Apesar das declarações oficiais de que qualquer reforma ministerial só será feita após a votação do processo de impeachment na Câmara, as articulações seguem intensas para deixar as coisas azeitadas. Principal partido da coalizão com a saída do PMDB, o PP poderá ser também o mais beneficiado caso Dilma escape da degola, incluindo não só ministérios, mas a Caixa Econômica Federal, em uma negociação ousada e arriscada.

O partido abocanhará o Ministério da Saúde, com o deputado Ricardo Barros (PR), e manterá o atual ministro da Integração Nacional, Gilberto Occhi. O partido também controlará a Companhia de Desenvolvimento do Vale do São Francisco (Codevasf) e o Departamento Nacional de Obras contra a Seca (Dnocs). Existem conversas em curso para que a legenda assuma também a presidência da Caixa Econômica.

Para este cargo, o que se desenha nos bastidores é uma negociação ousada. Marcelo Castro, hoje na Saúde, ficaria no posto até a votação do impeachment na Câmara para tentar assegurar o maior número de votos do PMDB.Vencida esta etapa, ele seguiria para o comando da Caixa e mudaria de legenda, indo para o PP, de olho em composições estaduais, já que é deputado federal pelo Piauí.

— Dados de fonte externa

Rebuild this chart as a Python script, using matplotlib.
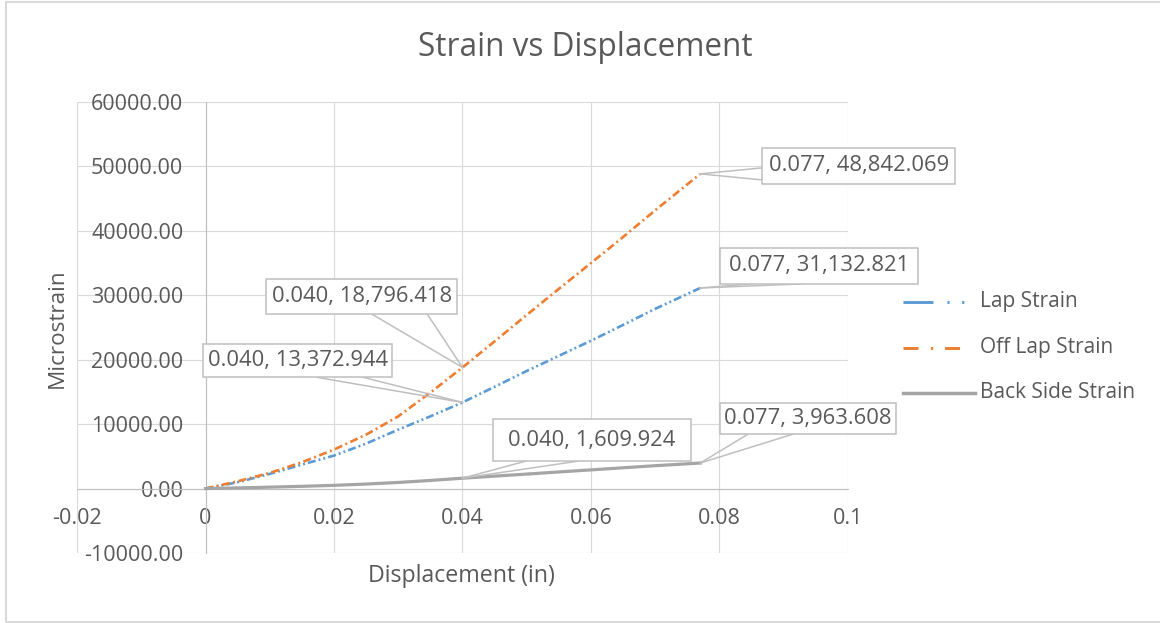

O presidente nacional do PP, senador Ciro Nogueira (PI), negou as negociações. “O PP não é uma legenda de aluguel para filiar deputados para assumir cargos. O PP tem uma fila e só vamos tratar disso após a votação na Câmara”, disse Ciro ao Correio. (PTL)

 

Reunião hoje

 

As bancadas do PP na Câmara e no Senado realizam reunião hoje, às 14h, para definir a posição do partido em relação ao governo. No entanto, há um clima dentro do partido para que qualquer decisão só pode ser tomada pelo diretório nacional. “O grupo favorável ao impeachment e que entende que o partido deve deixar o governo considera que a reunião não é a instância competente para uma decisão como essa”, afirmou o deputado federal Jerônimo Goergen (RS).